(BIVN) – The eruption of lava from the west vent within Halemaʻumaʻu crater at the summit of Kīlauea resumed on Sunday evening and continues this morning.
The USGS Hawaiian Volcano Observatory says that at approximately 9:30 p.m. HST on January 30, lava began to overflow the west vent cone to the northwest.
“The ponded area north of the west vent quickly filled with lava, which was flowing into the active lava lake occupying the western portion of Halema‘uma‘u by 10 p.m. last night,” scientists wrote. “The active lava lake began to rise and itself was overflowing by midnight. Lava flows traveled to the south and then east, along the margin of Halema‘uma‘u crater. Lava also began to ooze out along the north margin of the larger inactive lava lake surface just after 5 a.m. this morning.”
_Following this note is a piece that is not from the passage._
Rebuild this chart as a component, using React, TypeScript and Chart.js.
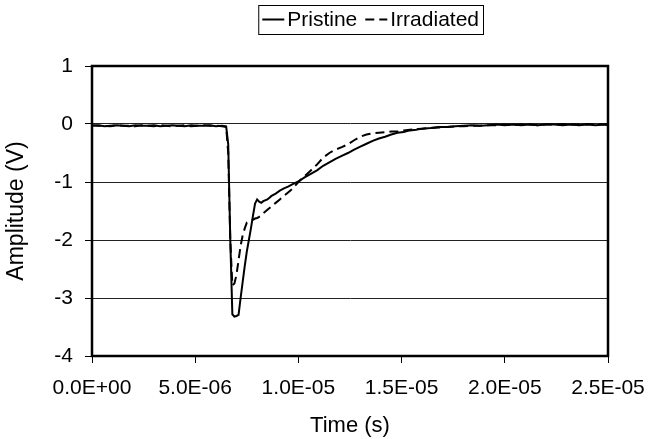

The new activity also brought some changes to the lava lake level. From the USGS:
The lava lake depth remained relatively stable at 77 meters (253 feet) deep relative to when lava emerged on September 29, 2021, until approximately 10 p.m. yesterday evening, January 30. Between 10 p.m. yesterday and midnight, the active lake level rose approximately 13 meters (43 feet). Since midnight, the lava lake has remained relatively stable, fluctuating a couple meters (several feet) in level. As of 8 a.m. HST this morning, the lava lake is approximately 91 meters (299 feet) deep relative to when lava emerged on September 29, 2021. Measurements on January 25, 2022, indicated that the total lava volume effused since the beginning of the eruption was approximately 45 million cubic meters (12.0 billion gallons) at that time.
The eruption resumed prior to the occurrence of a Magnitude-4.0 earthquake under the south part of Hawai‘i island early Monday morning. “The earthquake had no apparent effect on Kīlauea or Mauna Loa volcanoes,” said HVO Scientist-in-Charge Ken Hon.
As has been the case for the entire four-month eruption so far, all lava activity has been confined to the crater, and there are no indications of activity migrating elsewhere on Kīlauea.